My Producer is up and running and the "standard" consumer looks like this and gets the messages nicely:
# Spark
from pyspark import SparkContext
# Spark Streaming
from pyspark.streaming import StreamingContext
# Kafka
from pyspark.streaming.kafka import KafkaUtils
# json parsing
import json
sc = SparkContext(appName="PythonSparkStreamingKafka_RM_01")
sc.setLogLevel("WARN")
ssc = StreamingContext(sc, 30)
kafkaStream = KafkaUtils.createStream(ssc, 'localhost:2181', 'spark-streaming-consumer', {'trump':1})

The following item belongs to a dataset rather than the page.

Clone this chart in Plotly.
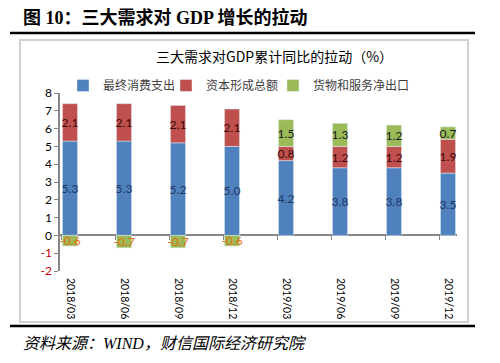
import plotly.graph_objects as go

categories = ["2018/03", "2018/06", "2018/09", "2018/12", "2019/03", "2019/06", "2019/09", "2019/12"]
consumption = [5.3, 5.3, 5.2, 5.0, 4.2, 3.8, 3.8, 3.5]
capital = [2.1, 2.1, 2.1, 2.1, 0.8, 1.2, 1.2, 1.9]
net_exports = [-0.6, -0.7, -0.7, -0.6, 1.5, 1.3, 1.2, 0.7]
series_names = ["最终消费支出", "资本形成总额", "货物和服务净出口"]
y_ticks = [8, 7, 6, 5, 4, 3, 2, 1, 0, -1, -2]

W, H = 500, 363
L, R, T, B = 60, 457, 93, 271  # plot area in px


def px_x(p):
    return (p - L) / (R - L)


def px_y(p):
    return (B - p) / (B - T)


xs = list(range(len(categories)))
label_font = "Lato, Liberation Sans, sans-serif"

common = dict(width=0.28, textposition="inside", insidetextanchor="middle",
              textangle=0, constraintext="none", cliponaxis=False)

fig = go.Figure()
fig.add_trace(go.Bar(
    x=xs, y=consumption, name=series_names[0], marker_color="#4F81BD", legend="legend",
    text=[f"{v:.1f}" for v in consumption],
    textfont=dict(color="#1F3864", size=12, family=label_font), **common))
fig.add_trace(go.Bar(
    x=xs, y=capital, name=series_names[1], marker_color="#C0504D", legend="legend2",
    text=[f"{v:.1f}" for v in capital],
    textfont=dict(color="#3A0C0C", size=12, family=label_font), **common))
fig.add_trace(go.Bar(
    x=xs, y=net_exports, name=series_names[2], marker_color="#9BBB59", legend="legend3",
    text=[f"{v:.1f}" for v in net_exports],
    textfont=dict(color=["#E46C0A" if v < 0 else "#1A1A1A" for v in net_exports],
                  size=12, family=label_font), **common))
# invisible trace for tick-only overlay axis
fig.add_trace(go.Scatter(x=[0], y=[0], xaxis="x2", mode="markers",
                         marker=dict(opacity=0), showlegend=False, hoverinfo="skip"))

xr = [(L - 70) / 54, (R - 70) / 54]

tick_text = [f"<span style='color:#C00000'>{v}</span>" if v < 0 else str(v) for v in y_ticks]


def leg(xpx):
    return dict(orientation="h", x=px_x(xpx), y=px_y(71), xanchor="left", yanchor="top",
                font=dict(size=12, color="#404040", family="Noto Sans CJK SC"),
                itemwidth=30, bgcolor="rgba(0,0,0,0)")


fig.update_layout(
    width=W, height=H,
    margin=dict(l=L, r=W - R, t=T, b=H - B, autoexpand=False),
    barmode="relative",
    uniformtext=dict(minsize=12, mode="show"),
    plot_bgcolor="white", paper_bgcolor="white",
    font=dict(family="Lato, Noto Sans CJK SC, sans-serif", color="#000000"),
    xaxis=dict(range=xr, tickvals=xs, ticktext=categories, tickangle=90,
               showgrid=False, showline=False, zeroline=False, ticks="",
               tickfont=dict(size=10.5, color="#000000"), ticklabelstandoff=6,
               automargin=False),
    xaxis2=dict(range=xr, overlaying="x", anchor="free", position=0.2,
                tickvals=[x - 0.16 for x in xs], showticklabels=False,
                ticks="outside", ticklen=4, tickcolor="#868686",
                showline=False, showgrid=False, zeroline=False),
    yaxis=dict(range=[-2, 8], tickvals=y_ticks, ticktext=tick_text,
               showgrid=False, showline=True, linecolor="#868686", linewidth=1.5,
               ticks="outside", ticklen=4, tickcolor="#868686",
               zeroline=True, zerolinecolor="#868686", zerolinewidth=1.5,
               tickfont=dict(size=12, color="#000000"), automargin=False),
    legend=leg(63), legend2=leg(166), legend3=leg(273),
    showlegend=True,
)

shapes = [
    dict(type="rect", xref="paper", yref="paper", x0=px_x(20), x1=px_x(468),
         y0=px_y(322), y1=px_y(40), line=dict(color="#D0D0D0", width=2),
         fillcolor="rgba(0,0,0,0)", layer="below"),
    dict(type="line", xref="paper", yref="paper", x0=px_x(10), x1=px_x(475),
         y0=px_y(33), y1=px_y(33), line=dict(color="#000000", width=2.5)),
    dict(type="line", xref="paper", yref="paper", x0=px_x(10), x1=px_x(475),
         y0=px_y(326), y1=px_y(326), line=dict(color="#000000", width=2.5)),
]
fig.update_layout(shapes=shapes)

annotations = [
    dict(text="<b>图 10：三大需求对 GDP 增长的拉动</b>", xref="paper", yref="paper",
         x=px_x(21), y=px_y(17), xanchor="left", yanchor="middle", showarrow=False,
         font=dict(size=18, color="#000000", family="Liberation Serif, Noto Sans CJK SC")),
    dict(text="三大需求对GDP累计同比的拉动（%）", xref="paper", yref="paper",
         x=px_x(274), y=px_y(56), xanchor="center", yanchor="middle", showarrow=False,
         font=dict(size=14, color="#000000", family="Noto Sans CJK SC")),
    dict(text="<i>资料来源：WIND，财信国际经济研究院</i>", xref="paper", yref="paper",
         x=px_x(21), y=px_y(343), xanchor="left", yanchor="middle", showarrow=False,
         font=dict(size=16, color="#000000", family="Liberation Serif, Noto Sans CJK SC")),
]
fig.update_layout(annotations=annotations)

fig.write_html("out.html", config={"displayModeBar": False},
               post_script="document.body.style.margin='0';document.body.style.padding='0';")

parsed = kafkaStream.map(lambda v: json.loads(v[1]))
parsed.pprint()
ssc.start()
ssc.awaitTermination()
The "modified" consumer I want to use, which is built through SparkSessionBuilder with the config options to use mongodb looks like this:
#Additional for Session Building and Preprocessing
from pyspark import SparkContext
from pyspark import SQLContext
from pyspark.sql import SparkSession
import collections
# Spark Streaming
from pyspark.streaming import StreamingContext
# Kafka
from pyspark.streaming.kafka import KafkaUtils
# json parsing
import json
# Build the SparkSession
spark = SparkSession.builder \
.master("local") \
.appName("TrumpTweets") \
.config("spark.executor.memory", "1gb") \
.config("spark.mongodb.input.uri", "mongodb://127.0.0.1/trumptweets.tweets") \
.config("spark.mongodb.output.uri", "mongodb://127.0.0.1/trumptweets.tweets") \
.getOrCreate()
ssc = StreamingContext(spark.sparkContext, 30)
kafkaStream = KafkaUtils.createStream(ssc, 'localhost:2181', 'spark-streaming-consumer', {'trump':1})

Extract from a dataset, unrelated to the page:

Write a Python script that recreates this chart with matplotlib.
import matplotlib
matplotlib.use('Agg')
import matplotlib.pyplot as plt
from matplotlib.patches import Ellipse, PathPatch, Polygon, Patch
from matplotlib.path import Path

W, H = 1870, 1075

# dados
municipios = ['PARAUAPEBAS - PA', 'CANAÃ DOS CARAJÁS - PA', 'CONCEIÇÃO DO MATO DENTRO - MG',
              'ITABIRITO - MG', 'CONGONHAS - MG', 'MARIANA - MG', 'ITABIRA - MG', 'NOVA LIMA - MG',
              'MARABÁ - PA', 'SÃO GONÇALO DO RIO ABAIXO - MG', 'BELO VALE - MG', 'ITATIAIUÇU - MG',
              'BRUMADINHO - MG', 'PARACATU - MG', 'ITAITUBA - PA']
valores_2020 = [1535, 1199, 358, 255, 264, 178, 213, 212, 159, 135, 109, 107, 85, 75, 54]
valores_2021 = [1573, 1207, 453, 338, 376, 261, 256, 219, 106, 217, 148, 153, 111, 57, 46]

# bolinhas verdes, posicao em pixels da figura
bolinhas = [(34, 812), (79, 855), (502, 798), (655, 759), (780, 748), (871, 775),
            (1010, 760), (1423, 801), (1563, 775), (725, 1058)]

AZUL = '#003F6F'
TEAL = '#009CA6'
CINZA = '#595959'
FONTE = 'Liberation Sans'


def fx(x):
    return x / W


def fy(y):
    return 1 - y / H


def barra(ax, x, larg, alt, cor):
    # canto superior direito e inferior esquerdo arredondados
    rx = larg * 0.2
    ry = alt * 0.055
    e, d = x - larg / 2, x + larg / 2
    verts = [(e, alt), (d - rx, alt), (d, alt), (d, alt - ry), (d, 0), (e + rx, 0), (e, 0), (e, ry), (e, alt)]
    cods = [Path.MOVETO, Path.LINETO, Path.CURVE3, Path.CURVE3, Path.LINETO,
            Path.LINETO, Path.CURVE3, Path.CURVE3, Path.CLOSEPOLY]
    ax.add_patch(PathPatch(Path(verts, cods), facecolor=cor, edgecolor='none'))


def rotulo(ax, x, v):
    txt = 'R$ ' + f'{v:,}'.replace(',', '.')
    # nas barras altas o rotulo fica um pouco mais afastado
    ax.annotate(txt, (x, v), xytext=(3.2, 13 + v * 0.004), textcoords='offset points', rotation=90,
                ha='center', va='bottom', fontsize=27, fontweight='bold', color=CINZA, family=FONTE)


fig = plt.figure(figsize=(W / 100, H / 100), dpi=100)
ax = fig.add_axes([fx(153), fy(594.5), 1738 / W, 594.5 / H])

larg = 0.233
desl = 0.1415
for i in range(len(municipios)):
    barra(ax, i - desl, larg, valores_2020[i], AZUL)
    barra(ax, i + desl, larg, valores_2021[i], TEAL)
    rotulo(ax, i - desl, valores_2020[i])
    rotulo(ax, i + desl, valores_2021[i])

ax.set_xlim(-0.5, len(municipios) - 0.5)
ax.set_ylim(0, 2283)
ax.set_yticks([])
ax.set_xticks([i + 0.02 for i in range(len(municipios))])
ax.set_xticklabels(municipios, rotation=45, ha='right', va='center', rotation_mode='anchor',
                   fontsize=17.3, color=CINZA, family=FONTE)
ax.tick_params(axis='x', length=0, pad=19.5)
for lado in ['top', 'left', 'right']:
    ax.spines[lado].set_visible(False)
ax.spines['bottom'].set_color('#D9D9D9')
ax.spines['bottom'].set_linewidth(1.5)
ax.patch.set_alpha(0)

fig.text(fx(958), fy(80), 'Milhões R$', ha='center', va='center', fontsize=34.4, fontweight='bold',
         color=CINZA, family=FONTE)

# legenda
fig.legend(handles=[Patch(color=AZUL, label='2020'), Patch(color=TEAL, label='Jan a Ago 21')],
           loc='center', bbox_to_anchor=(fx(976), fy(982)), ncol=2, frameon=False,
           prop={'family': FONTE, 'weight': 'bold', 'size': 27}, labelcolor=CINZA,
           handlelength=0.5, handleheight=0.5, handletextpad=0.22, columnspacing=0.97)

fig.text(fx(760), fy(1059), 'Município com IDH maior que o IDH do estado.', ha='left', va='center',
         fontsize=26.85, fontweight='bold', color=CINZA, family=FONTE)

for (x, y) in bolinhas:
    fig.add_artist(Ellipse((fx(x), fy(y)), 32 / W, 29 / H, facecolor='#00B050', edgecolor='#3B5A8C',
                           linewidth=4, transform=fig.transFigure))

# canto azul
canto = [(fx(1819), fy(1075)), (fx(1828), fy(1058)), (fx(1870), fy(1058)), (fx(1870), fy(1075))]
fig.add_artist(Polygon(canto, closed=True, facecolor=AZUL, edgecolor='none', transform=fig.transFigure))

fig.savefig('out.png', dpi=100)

parsed = kafkaStream.map(lambda v: json.loads(v[1]))
parsed.pprint()
ssc.start()
ssc.awaitTermination()
it runs nicely, but does not receive any messages... I don't see anything different other than the SessionBuilder, which doesn't produce any error messages or so.
Please help me out, I'm really stuck on this one... Any other way is also appreciated!